Having led the R&D efforts of Cydan Development for the last three years, I continue to be inspired by the strength of the families and patients with rare diseases. I am also mindful of the incredible differences in our relationship with rare disease patients and their families compared to other disease areas.  In my 20 years working in oncology, virology and inflammatory diseases, I met a total of ten patients. That’s right, only ten. In contrast, I connected with that number of patients and parents my very first rare disease meeting and subsequently hundreds of patients and families since then.

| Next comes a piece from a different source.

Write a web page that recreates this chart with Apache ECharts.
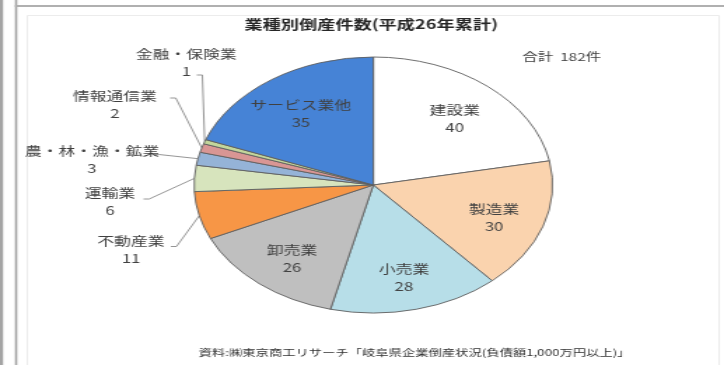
<!DOCTYPE html>
<html>
<head>
<meta charset="utf-8">
<script src="https://cdn.jsdelivr.net/npm/echarts@6/dist/echarts.min.js"></script>
<style>
  html, body { margin: 0; padding: 0; background: #fff; overflow: hidden; }
  #wrap { width: 724px; height: 365px; overflow: hidden; position: relative; }
  /* the chart is laid out on a narrower canvas and widened to the page width */
  #chart { width: 517px; height: 365px; transform: scaleX(1.40039); transform-origin: 0 0; }
</style>
</head>
<body>
<div id="wrap"><div id="chart"></div></div>
<script>
// 業種別倒産件数（平成26年累計）
const categories = ['建設業', '製造業', '小売業', '卸売業', '不動産業', '運輸業', '農・林・漁・鉱業', '情報通信業', '金融・保険業', 'サービス業他'];
const counts = [40, 30, 28, 26, 11, 6, 3, 2, 1, 35];
const titleText = '業種別倒産件数(平成26年累計)';
const totalText = '合計  182件';
const sourceText = '資料:㈱東京商工リサーチ「岐阜県企業倒産状況(負債額1,000万円以上)」';

// slice fill colours, same order as categories
const palette = ['#FFFFFF', '#FAD3AE', '#B7DEE8', '#BFBFBF', '#F79646', '#D7E4BD', '#95B3D7', '#D99694', '#C3D69B', '#4683D6'];

const FONT = "'Noto Sans CJK JP', 'Noto Sans CJK SC', sans-serif";
const CX = 266.6, CY = 185, R = 128;
const INSIDE_SCALE = 1.36;

// hand-placed callouts for the thin slices: label centre and where the leader leaves the label
const callouts = {
  4: { x: 93.6, y: 249.5, lx: 122, ly: 246.5 },
  5: { x: 78.6, y: 202, lx: 102.5, ly: 199 },
  6: { x: 65.7, y: 160, lx: 109.5, ly: 154.5 },
  7: { x: 82, y: 105, lx: 121.5, ly: 98 },
  8: { x: 133, y: 63, lx: 140.5, ly: 75 }
};

const seriesData = categories.map((name, i) => {
  const item = { name: name, value: counts[i], itemStyle: { color: palette[i] } };
  if (callouts[i]) {
    item.label = { position: 'outside' };
    item.labelLine = { show: true };
  }
  return item;
});

const chart = echarts.init(document.getElementById('chart'), null, { renderer: 'canvas' });

chart.setOption({
  animation: false,
  backgroundColor: '#ffffff',
  graphic: [
    // outer frame lines
    { type: 'rect', silent: true, shape: { x: 0, y: 0, width: 2.2, height: 365 }, style: { fill: '#a4a4a4' } },
    { type: 'rect', silent: true, shape: { x: 10.7, y: 0, width: 1.6, height: 365 }, style: { fill: '#a4a4a4' } },
    { type: 'rect', silent: true, shape: { x: 10.7, y: 5, width: 510, height: 2 }, style: { fill: '#b0b0b0' } },
    // chart area border
    { type: 'rect', silent: true, shape: { x: 19.5, y: 15.5, width: 494, height: 360 }, style: { fill: 'none', stroke: '#ececec', lineWidth: 1 } },
    { type: 'text', silent: true, x: 265, y: 24,
      style: { text: titleText, align: 'center', verticalAlign: 'middle', font: 'bold 13px ' + FONT, fill: '#262626' } },
    { type: 'text', silent: true, x: 373, y: 57,
      style: { text: totalText, align: 'left', verticalAlign: 'middle', font: '11px ' + FONT, fill: '#404040' } },
    { type: 'text', silent: true, x: 296, y: 352,
      style: { text: sourceText, align: 'center', verticalAlign: 'middle', font: '9.5px ' + FONT, fill: '#333333' } }
  ],
  series: [{
    type: 'pie',
    center: [CX, CY],
    radius: R,
    startAngle: 90,
    clockwise: true,
    avoidLabelOverlap: false,
    silent: true,
    emphasis: { disabled: true },
    itemStyle: { borderColor: '#5f5f5f', borderWidth: 0.9 },
    label: {
      show: true,
      position: 'inside',
      formatter: '{b}\n{c}',
      fontFamily: FONT,
      fontSize: 12,
      lineHeight: 17,
      color: '#404040',
      align: 'center'
    },
    labelLine: { show: false, lineStyle: { color: '#8a8a8a', width: 0.9 } },
    labelLayout: function (p) {
      const c = callouts[p.dataIndex];
      if (c) {
        const start = p.labelLinePoints ? p.labelLinePoints[0] : [CX, CY];
        return {
          x: c.x, y: c.y, align: 'center', verticalAlign: 'middle',
          labelLinePoints: [start, [c.lx + 4, c.ly], [c.lx, c.ly]]
        };
      }
      // push the inside labels further out from the centre
      const r = p.labelRect;
      const mx = r.x + r.width / 2, my = r.y + r.height / 2;
      return {
        x: CX + (mx - CX) * INSIDE_SCALE,
        y: CY + (my - CY) * INSIDE_SCALE + 4,
        align: 'center', verticalAlign: 'middle'
      };
    },
    data: seriesData
  }]
});
</script>
</body>
</html>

This “intimacy” within the rare disease community is unique. For the larger, more common diseases, the standard practice and expectation among scientists is that we are not to engage with patients. to not engage directly with patients, except during clinical trials, where they are test subjects. With fewer rare disease patients in any particular indication, drug development in the rare disease space, in contrast, requires that the scientist, clinician, patient organization, and patient collaborate. This intimacy leads to a better understanding of a patient’s disease at both the molecular level and its impact on their lives, enabling smarter drug development and the potential to accelerate the creation of therapies for patients. Scientists are often uncomfortable with the idea of interacting with patients – our jobs require an objective, analytical focus. These walls come down in the rare disease space, where patients are our guides to knowledge about their diseases.